JACKSON, Tenn. - The Jackson Fire Department evacuated more than 100 senior residents from the Jackson Meadow Retirement home after a fire sparked in the building's attic area, Tuesday.

"We've had some false alarms but this one wasn't a false alarm, it was real," said resident Martha Tolbert. "I was in there doing some laundry and about that time the manager came up and said the place is on fire and I went out into the hall, I could see smoke coming from the ceiling."

Officials said it took firefighters at least two hours to get everyone out safely from the three story building. The residents were temporarily transported to the Civic Center in Downtown Jackson, until emergency officials could find an overnight solution. Madison County Emergency Management Director Marty Clements tells WBBJ 7 Eyewitness News, most of the senior citizens living inside of the home were able to get in touch with their family members to be picked up. At least 24 others are now staying in two separate Jackson hotels until further notice.

Fire officials said the blaze started in the attic area around 3:15, Tuesday. Workers at the assisted living center immediately transported everyone from each floor to the building's first floor living room area.
Residents reported extensive smoke and water damage on each floor, they said they are just thankful no one was seriously injured.

"I was eating peanut butter and then I smelled smoke," said resident Hazel Ward. "I went out and looked down the hall way and there was water everywhere on the floor. I'm just so proud I got out of there cause it's really bad."

Firefighters worked quickly to get the blaze under control. Officials said at least two people were taken to the hospital by ambulance where they checked out okay. Emergency responders said they were able to grab several oxygen tanks, medicine and some personal belongings for the residents to take with them.
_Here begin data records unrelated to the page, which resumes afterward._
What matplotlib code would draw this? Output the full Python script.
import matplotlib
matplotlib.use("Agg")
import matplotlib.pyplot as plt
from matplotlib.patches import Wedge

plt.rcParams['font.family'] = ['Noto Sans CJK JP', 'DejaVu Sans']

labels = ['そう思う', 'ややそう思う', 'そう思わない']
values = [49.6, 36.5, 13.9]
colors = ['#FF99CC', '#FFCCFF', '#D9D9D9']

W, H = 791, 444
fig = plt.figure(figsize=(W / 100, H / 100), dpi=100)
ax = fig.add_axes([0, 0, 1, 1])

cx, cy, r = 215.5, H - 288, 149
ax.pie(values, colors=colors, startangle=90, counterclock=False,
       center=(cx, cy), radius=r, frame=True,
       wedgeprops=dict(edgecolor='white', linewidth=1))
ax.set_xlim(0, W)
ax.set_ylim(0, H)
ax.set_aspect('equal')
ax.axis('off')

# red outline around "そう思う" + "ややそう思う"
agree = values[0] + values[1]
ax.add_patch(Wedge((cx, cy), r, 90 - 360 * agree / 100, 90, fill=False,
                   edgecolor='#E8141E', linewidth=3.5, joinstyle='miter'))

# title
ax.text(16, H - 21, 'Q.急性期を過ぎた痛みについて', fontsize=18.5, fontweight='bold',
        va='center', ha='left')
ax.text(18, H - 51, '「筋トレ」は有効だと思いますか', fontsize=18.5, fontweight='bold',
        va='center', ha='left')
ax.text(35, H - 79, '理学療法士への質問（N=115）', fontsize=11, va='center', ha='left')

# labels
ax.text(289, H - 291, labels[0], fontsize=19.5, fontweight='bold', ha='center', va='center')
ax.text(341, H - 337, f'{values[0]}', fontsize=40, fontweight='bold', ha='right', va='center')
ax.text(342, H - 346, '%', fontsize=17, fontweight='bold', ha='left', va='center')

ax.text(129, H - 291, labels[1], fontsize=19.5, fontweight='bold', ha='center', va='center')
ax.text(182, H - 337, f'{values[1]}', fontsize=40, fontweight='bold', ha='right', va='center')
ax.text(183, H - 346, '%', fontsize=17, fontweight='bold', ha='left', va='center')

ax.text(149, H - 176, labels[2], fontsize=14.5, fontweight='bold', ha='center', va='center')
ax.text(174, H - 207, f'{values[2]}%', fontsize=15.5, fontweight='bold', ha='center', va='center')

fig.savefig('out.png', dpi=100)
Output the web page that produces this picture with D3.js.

Clements told WBBJ 7 Eyewitness News crews are working around the clock to restore the building and repair the damage but at this time it is not known how long each senior will be displaced.
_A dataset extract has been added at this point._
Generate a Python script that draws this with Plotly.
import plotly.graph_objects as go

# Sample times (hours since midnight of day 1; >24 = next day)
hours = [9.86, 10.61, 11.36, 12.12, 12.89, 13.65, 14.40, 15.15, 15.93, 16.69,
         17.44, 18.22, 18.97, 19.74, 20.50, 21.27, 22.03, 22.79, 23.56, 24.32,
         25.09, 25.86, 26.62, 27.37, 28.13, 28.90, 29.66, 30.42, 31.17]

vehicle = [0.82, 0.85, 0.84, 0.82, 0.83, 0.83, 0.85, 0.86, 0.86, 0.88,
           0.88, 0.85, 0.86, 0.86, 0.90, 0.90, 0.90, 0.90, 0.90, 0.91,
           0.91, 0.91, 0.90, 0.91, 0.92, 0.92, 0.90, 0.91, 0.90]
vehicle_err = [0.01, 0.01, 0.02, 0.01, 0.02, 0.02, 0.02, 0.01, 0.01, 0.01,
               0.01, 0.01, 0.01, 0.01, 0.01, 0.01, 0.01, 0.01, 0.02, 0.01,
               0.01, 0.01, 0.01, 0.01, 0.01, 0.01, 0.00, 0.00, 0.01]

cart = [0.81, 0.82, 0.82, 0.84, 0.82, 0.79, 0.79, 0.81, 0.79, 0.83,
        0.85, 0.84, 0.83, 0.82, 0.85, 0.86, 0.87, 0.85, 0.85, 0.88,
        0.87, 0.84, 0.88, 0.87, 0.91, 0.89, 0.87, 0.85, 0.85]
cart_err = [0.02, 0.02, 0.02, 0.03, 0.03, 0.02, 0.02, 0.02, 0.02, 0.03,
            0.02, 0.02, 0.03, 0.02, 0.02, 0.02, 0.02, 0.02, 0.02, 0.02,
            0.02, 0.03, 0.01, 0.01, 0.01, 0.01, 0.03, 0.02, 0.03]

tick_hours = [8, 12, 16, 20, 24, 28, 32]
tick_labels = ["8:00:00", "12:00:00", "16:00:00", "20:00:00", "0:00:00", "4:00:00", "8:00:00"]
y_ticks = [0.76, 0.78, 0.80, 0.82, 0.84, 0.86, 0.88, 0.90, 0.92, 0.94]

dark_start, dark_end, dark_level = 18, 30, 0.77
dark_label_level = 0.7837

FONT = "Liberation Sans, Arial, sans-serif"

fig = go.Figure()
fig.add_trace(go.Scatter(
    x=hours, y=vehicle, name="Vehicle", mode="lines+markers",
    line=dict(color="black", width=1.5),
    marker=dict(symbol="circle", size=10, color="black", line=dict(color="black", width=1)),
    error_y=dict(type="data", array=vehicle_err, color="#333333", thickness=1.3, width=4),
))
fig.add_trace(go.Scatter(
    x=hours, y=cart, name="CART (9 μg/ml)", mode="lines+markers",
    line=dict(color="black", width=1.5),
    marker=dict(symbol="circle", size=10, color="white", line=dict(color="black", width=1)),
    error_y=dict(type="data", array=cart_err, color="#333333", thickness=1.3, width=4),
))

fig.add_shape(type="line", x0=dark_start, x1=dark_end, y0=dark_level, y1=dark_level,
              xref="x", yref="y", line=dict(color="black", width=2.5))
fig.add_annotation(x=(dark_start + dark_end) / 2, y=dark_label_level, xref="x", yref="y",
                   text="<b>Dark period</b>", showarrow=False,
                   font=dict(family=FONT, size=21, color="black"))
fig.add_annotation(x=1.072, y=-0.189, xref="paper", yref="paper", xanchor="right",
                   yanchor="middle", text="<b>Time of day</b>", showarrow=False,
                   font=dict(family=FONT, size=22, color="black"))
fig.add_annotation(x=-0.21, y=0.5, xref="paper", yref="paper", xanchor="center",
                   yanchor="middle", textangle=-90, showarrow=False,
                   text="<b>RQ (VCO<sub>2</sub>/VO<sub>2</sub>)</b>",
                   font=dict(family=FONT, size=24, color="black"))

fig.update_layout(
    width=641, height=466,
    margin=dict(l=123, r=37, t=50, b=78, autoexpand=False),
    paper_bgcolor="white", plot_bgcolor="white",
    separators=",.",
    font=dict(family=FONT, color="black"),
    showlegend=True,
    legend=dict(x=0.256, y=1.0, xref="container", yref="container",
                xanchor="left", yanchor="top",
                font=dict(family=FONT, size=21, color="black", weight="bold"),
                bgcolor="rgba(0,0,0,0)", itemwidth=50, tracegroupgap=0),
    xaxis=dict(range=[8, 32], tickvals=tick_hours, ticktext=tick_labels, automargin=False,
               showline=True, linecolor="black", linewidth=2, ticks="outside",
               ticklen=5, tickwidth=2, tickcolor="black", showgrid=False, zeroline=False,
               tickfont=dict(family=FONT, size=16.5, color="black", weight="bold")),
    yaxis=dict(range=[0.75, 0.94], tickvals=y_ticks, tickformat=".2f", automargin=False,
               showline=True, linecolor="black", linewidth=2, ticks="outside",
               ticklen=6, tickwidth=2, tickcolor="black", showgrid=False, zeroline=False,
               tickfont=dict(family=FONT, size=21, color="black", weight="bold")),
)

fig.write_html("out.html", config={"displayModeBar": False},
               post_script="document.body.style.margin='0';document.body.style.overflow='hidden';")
"We just pray we get it back quickly and none of them have any long term effects from this," said Marty Clements, Madison Co. EMA Director.

Some residents who use oxygen daily said they're nervous about breathing in the smoke.

"That's the reason I'm coughing... the light smoke it's still in my lungs," said Ward. "I've lived here 2 years and I have never seen nothing like this... I've never had to do anything like this before even when I was younger."

Emergency officials said they will return to the building Wednesday to get whatever the residents need. Officials said this incident shows the City's emergency plan really does work. Although firefighters said they know the fire started in the attic area, the cause remains under investigation. EMA officials said officials with Jackson Meadow have said they will take care of all costs including hotels and transportation.